↓
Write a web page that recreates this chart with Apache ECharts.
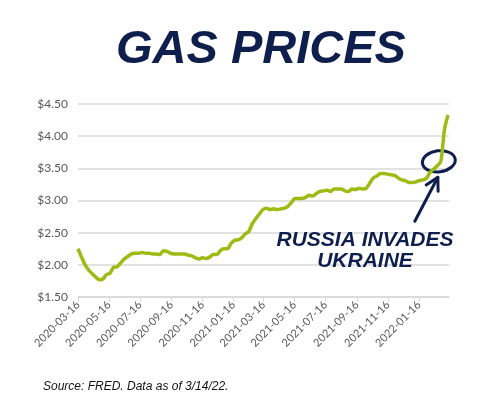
<!DOCTYPE html>
<html>
<head>
<meta charset="utf-8">
<script src="https://cdn.jsdelivr.net/npm/echarts@6/dist/echarts.min.js"></script>
<style>
  html, body { margin: 0; padding: 0; background: #ffffff; }
  #chart { width: 500px; height: 408px; }
</style>
</head>
<body>
<div id="chart"></div>
<script>
// ---- Data (weekly US regular gasoline price, FRED) ----
const firstWeek = '2020-03-16';
const gasPrices = [
  2.25, 2.12, 2.00, 1.92, 1.86, 1.81, 1.77, 1.78, 1.85, 1.87,
  1.96, 1.97, 2.03, 2.09, 2.13, 2.17, 2.18, 2.18, 2.19, 2.18,
  2.18, 2.17, 2.17, 2.16, 2.22, 2.21, 2.18, 2.17, 2.17, 2.17,
  2.17, 2.15, 2.14, 2.11, 2.09, 2.11, 2.10, 2.12, 2.16, 2.16,
  2.22, 2.25, 2.25, 2.33, 2.38, 2.39, 2.42, 2.48, 2.52, 2.64,
  2.72, 2.79, 2.86, 2.88, 2.86, 2.87, 2.86, 2.87, 2.88, 2.91,
  2.97, 3.03, 3.03, 3.03, 3.05, 3.08, 3.07, 3.11, 3.14, 3.15,
  3.16, 3.14, 3.18, 3.18, 3.18, 3.15, 3.14, 3.18, 3.17, 3.19,
  3.18, 3.19, 3.27, 3.35, 3.38, 3.42, 3.42, 3.41, 3.40, 3.39,
  3.35, 3.32, 3.31, 3.28, 3.28, 3.29, 3.31, 3.32, 3.35, 3.44,
  3.49, 3.54, 3.61, 4.10, 4.33
];
const axisStart = '2020-03-16';
const axisEnd = '2022-03-16';
const xTickLabels = [
  '2020-03-16', '2020-05-16', '2020-07-16', '2020-09-16', '2020-11-16',
  '2021-01-16', '2021-03-16', '2021-05-16', '2021-07-16', '2021-09-16',
  '2021-11-16', '2022-01-16'
];
const yMin = 1.5, yMax = 4.5, yStep = 0.5;
const titleText = 'GAS PRICES';
const noteLines = ['RUSSIA INVADES', 'UKRAINE'];
const noteDate = '2022-02-24';
const noteValue = 3.61;
const sourceText = 'Source: FRED. Data as of 3/14/22.';

// ---- helpers ----
function fmt(d) {
  const y = d.getUTCFullYear();
  const m = String(d.getUTCMonth() + 1).padStart(2, '0');
  const dd = String(d.getUTCDate()).padStart(2, '0');
  return y + '-' + m + '-' + dd;
}
function parse(s) { return new Date(s + 'T00:00:00Z'); }
const days = [];
for (let t = parse(axisStart).getTime(); t <= parse(axisEnd).getTime(); t += 86400000) {
  days.push(fmt(new Date(t)));
}
const seriesData = gasPrices.map((v, i) => {
  const d = new Date(parse(firstWeek).getTime() + i * 7 * 86400000);
  return [fmt(d), v];
});
const tickSet = new Set(xTickLabels);
const navy = '#0f1f4d';
const gray = '#595959';

const chart = echarts.init(document.getElementById('chart'));
const option = {
  animation: false,
  backgroundColor: '#ffffff',
  grid: { left: 78, right: 51, top: 104, bottom: 111 },
  xAxis: {
    type: 'category',
    data: days,
    boundaryGap: false,
    axisLine: { lineStyle: { color: '#d9d9d9', width: 1.5 } },
    axisTick: {
      show: true,
      interval: (i, v) => tickSet.has(v),
      length: 5,
      lineStyle: { color: '#d9d9d9', width: 1 }
    },
    axisLabel: {
      interval: (i, v) => tickSet.has(v),
      rotate: 45,
      color: gray,
      fontSize: 11,
      fontFamily: 'Lato',
      margin: 6
    },
    splitLine: { show: false }
  },
  yAxis: {
    type: 'value',
    min: yMin,
    max: yMax,
    interval: yStep,
    axisLine: { show: false },
    axisTick: { show: false },
    axisLabel: {
      color: gray,
      fontSize: 12,
      fontFamily: 'Lato',
      margin: 10,
      formatter: v => '$' + v.toFixed(2)
    },
    splitLine: { lineStyle: { color: '#d9d9d9', width: 1.5 } }
  },
  series: [{
    type: 'line',
    data: seriesData,
    showSymbol: false,
    smooth: 0.3,
    lineStyle: { color: '#9cbb13', width: 3.5 },
    itemStyle: { color: '#9cbb13' }
  }]
};
chart.setOption(option);

const c = chart.convertToPixel({ gridIndex: 0 }, [days.indexOf(noteDate), noteValue]);
const cx = c[0], cy = c[1];
const tip = [cx - 1, cy + 16];
const tail = [cx - 24, cy + 60];
const dx = tip[0] - tail[0], dy = tip[1] - tail[1];
const len = Math.hypot(dx, dy);
const ux = -dx / len, uy = -dy / len;
function rot(x, y, a) { return [x * Math.cos(a) - y * Math.sin(a), x * Math.sin(a) + y * Math.cos(a)]; }
const a1 = rot(ux, uy, 0.5), a2 = rot(ux, uy, -0.5);
const armLen = 14;

chart.setOption({
  graphic: [
    {
      type: 'text', x: 261, y: 50,
      style: {
        text: titleText, fill: navy, align: 'center', verticalAlign: 'middle',
        font: 'italic bold 47px "Liberation Sans", sans-serif'
      }
    },
    {
      type: 'ellipse',
      shape: { cx: 0, cy: 0, rx: 16.5, ry: 10.5 },
      x: cx, y: cy, rotation: 0.12,
      style: { fill: 'none', stroke: navy, lineWidth: 3 }
    },
    {
      type: 'polyline',
      shape: { points: [tail, tip] },
      style: { stroke: navy, lineWidth: 3, lineCap: 'round' }
    },
    {
      type: 'polyline',
      shape: { points: [
        [tip[0] + a1[0] * armLen, tip[1] + a1[1] * armLen],
        tip,
        [tip[0] + a2[0] * armLen, tip[1] + a2[1] * armLen]
      ] },
      style: { fill: 'none', stroke: navy, lineWidth: 3, lineCap: 'round', lineJoin: 'round' }
    },
    {
      type: 'text', x: 365, y: 240,
      style: {
        text: noteLines[0], fill: navy, align: 'center', verticalAlign: 'middle',
        font: 'italic bold 21px "Liberation Sans", sans-serif'
      }
    },
    {
      type: 'text', x: 365, y: 261,
      style: {
        text: noteLines[1], fill: navy, align: 'center', verticalAlign: 'middle',
        font: 'italic bold 21px "Liberation Sans", sans-serif'
      }
    },
    {
      type: 'text', x: 43, y: 387,
      style: {
        text: sourceText, fill: '#111111', verticalAlign: 'middle',
        font: 'italic 12px "Liberation Sans", sans-serif'
      }
    }
  ]
});
</script>
</body>
</html>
↑
→ **What to do**: Pictures are to be left out; repeat all the remaining data exactly.

→ **Exercise solution**:
Write a web page that recreates this chart with Apache ECharts.
<!DOCTYPE html>
<html>
<head>
<meta charset="utf-8">
<script src="https://cdn.jsdelivr.net/npm/echarts@6/dist/echarts.min.js"></script>
<style>
  html, body { margin: 0; padding: 0; background: #ffffff; }
  #chart { width: 500px; height: 408px; }
</style>
</head>
<body>
<div id="chart"></div>
<script>
// ---- Data (weekly US regular gasoline price, FRED) ----
const firstWeek = '2020-03-16';
const gasPrices = [
  2.25, 2.12, 2.00, 1.92, 1.86, 1.81, 1.77, 1.78, 1.85, 1.87,
  1.96, 1.97, 2.03, 2.09, 2.13, 2.17, 2.18, 2.18, 2.19, 2.18,
  2.18, 2.17, 2.17, 2.16, 2.22, 2.21, 2.18, 2.17, 2.17, 2.17,
  2.17, 2.15, 2.14, 2.11, 2.09, 2.11, 2.10, 2.12, 2.16, 2.16,
  2.22, 2.25, 2.25, 2.33, 2.38, 2.39, 2.42, 2.48, 2.52, 2.64,
  2.72, 2.79, 2.86, 2.88, 2.86, 2.87, 2.86, 2.87, 2.88, 2.91,
  2.97, 3.03, 3.03, 3.03, 3.05, 3.08, 3.07, 3.11, 3.14, 3.15,
  3.16, 3.14, 3.18, 3.18, 3.18, 3.15, 3.14, 3.18, 3.17, 3.19,
  3.18, 3.19, 3.27, 3.35, 3.38, 3.42, 3.42, 3.41, 3.40, 3.39,
  3.35, 3.32, 3.31, 3.28, 3.28, 3.29, 3.31, 3.32, 3.35, 3.44,
  3.49, 3.54, 3.61, 4.10, 4.33
];
const axisStart = '2020-03-16';
const axisEnd = '2022-03-16';
const xTickLabels = [
  '2020-03-16', '2020-05-16', '2020-07-16', '2020-09-16', '2020-11-16',
  '2021-01-16', '2021-03-16', '2021-05-16', '2021-07-16', '2021-09-16',
  '2021-11-16', '2022-01-16'
];
const yMin = 1.5, yMax = 4.5, yStep = 0.5;
const titleText = 'GAS PRICES';
const noteLines = ['RUSSIA INVADES', 'UKRAINE'];
const noteDate = '2022-02-24';
const noteValue = 3.61;
const sourceText = 'Source: FRED. Data as of 3/14/22.';

// ---- helpers ----
function fmt(d) {
  const y = d.getUTCFullYear();
  const m = String(d.getUTCMonth() + 1).padStart(2, '0');
  const dd = String(d.getUTCDate()).padStart(2, '0');
  return y + '-' + m + '-' + dd;
}
function parse(s) { return new Date(s + 'T00:00:00Z'); }
const days = [];
for (let t = parse(axisStart).getTime(); t <= parse(axisEnd).getTime(); t += 86400000) {
  days.push(fmt(new Date(t)));
}
const seriesData = gasPrices.map((v, i) => {
  const d = new Date(parse(firstWeek).getTime() + i * 7 * 86400000);
  return [fmt(d), v];
});
const tickSet = new Set(xTickLabels);
const navy = '#0f1f4d';
const gray = '#595959';

const chart = echarts.init(document.getElementById('chart'));
const option = {
  animation: false,
  backgroundColor: '#ffffff',
  grid: { left: 78, right: 51, top: 104, bottom: 111 },
  xAxis: {
    type: 'category',
    data: days,
    boundaryGap: false,
    axisLine: { lineStyle: { color: '#d9d9d9', width: 1.5 } },
    axisTick: {
      show: true,
      interval: (i, v) => tickSet.has(v),
      length: 5,
      lineStyle: { color: '#d9d9d9', width: 1 }
    },
    axisLabel: {
      interval: (i, v) => tickSet.has(v),
      rotate: 45,
      color: gray,
      fontSize: 11,
      fontFamily: 'Lato',
      margin: 6
    },
    splitLine: { show: false }
  },
  yAxis: {
    type: 'value',
    min: yMin,
    max: yMax,
    interval: yStep,
    axisLine: { show: false },
    axisTick: { show: false },
    axisLabel: {
      color: gray,
      fontSize: 12,
      fontFamily: 'Lato',
      margin: 10,
      formatter: v => '$' + v.toFixed(2)
    },
    splitLine: { lineStyle: { color: '#d9d9d9', width: 1.5 } }
  },
  series: [{
    type: 'line',
    data: seriesData,
    showSymbol: false,
    smooth: 0.3,
    lineStyle: { color: '#9cbb13', width: 3.5 },
    itemStyle: { color: '#9cbb13' }
  }]
};
chart.setOption(option);

const c = chart.convertToPixel({ gridIndex: 0 }, [days.indexOf(noteDate), noteValue]);
const cx = c[0], cy = c[1];
const tip = [cx - 1, cy + 16];
const tail = [cx - 24, cy + 60];
const dx = tip[0] - tail[0], dy = tip[1] - tail[1];
const len = Math.hypot(dx, dy);
const ux = -dx / len, uy = -dy / len;
function rot(x, y, a) { return [x * Math.cos(a) - y * Math.sin(a), x * Math.sin(a) + y * Math.cos(a)]; }
const a1 = rot(ux, uy, 0.5), a2 = rot(ux, uy, -0.5);
const armLen = 14;

chart.setOption({
  graphic: [
    {
      type: 'text', x: 261, y: 50,
      style: {
        text: titleText, fill: navy, align: 'center', verticalAlign: 'middle',
        font: 'italic bold 47px "Liberation Sans", sans-serif'
      }
    },
    {
      type: 'ellipse',
      shape: { cx: 0, cy: 0, rx: 16.5, ry: 10.5 },
      x: cx, y: cy, rotation: 0.12,
      style: { fill: 'none', stroke: navy, lineWidth: 3 }
    },
    {
      type: 'polyline',
      shape: { points: [tail, tip] },
      style: { stroke: navy, lineWidth: 3, lineCap: 'round' }
    },
    {
      type: 'polyline',
      shape: { points: [
        [tip[0] + a1[0] * armLen, tip[1] + a1[1] * armLen],
        tip,
        [tip[0] + a2[0] * armLen, tip[1] + a2[1] * armLen]
      ] },
      style: { fill: 'none', stroke: navy, lineWidth: 3, lineCap: 'round', lineJoin: 'round' }
    },
    {
      type: 'text', x: 365, y: 240,
      style: {
        text: noteLines[0], fill: navy, align: 'center', verticalAlign: 'middle',
        font: 'italic bold 21px "Liberation Sans", sans-serif'
      }
    },
    {
      type: 'text', x: 365, y: 261,
      style: {
        text: noteLines[1], fill: navy, align: 'center', verticalAlign: 'middle',
        font: 'italic bold 21px "Liberation Sans", sans-serif'
      }
    },
    {
      type: 'text', x: 43, y: 387,
      style: {
        text: sourceText, fill: '#111111', verticalAlign: 'middle',
        font: 'italic 12px "Liberation Sans", sans-serif'
      }
    }
  ]
});
</script>
</body>
</html>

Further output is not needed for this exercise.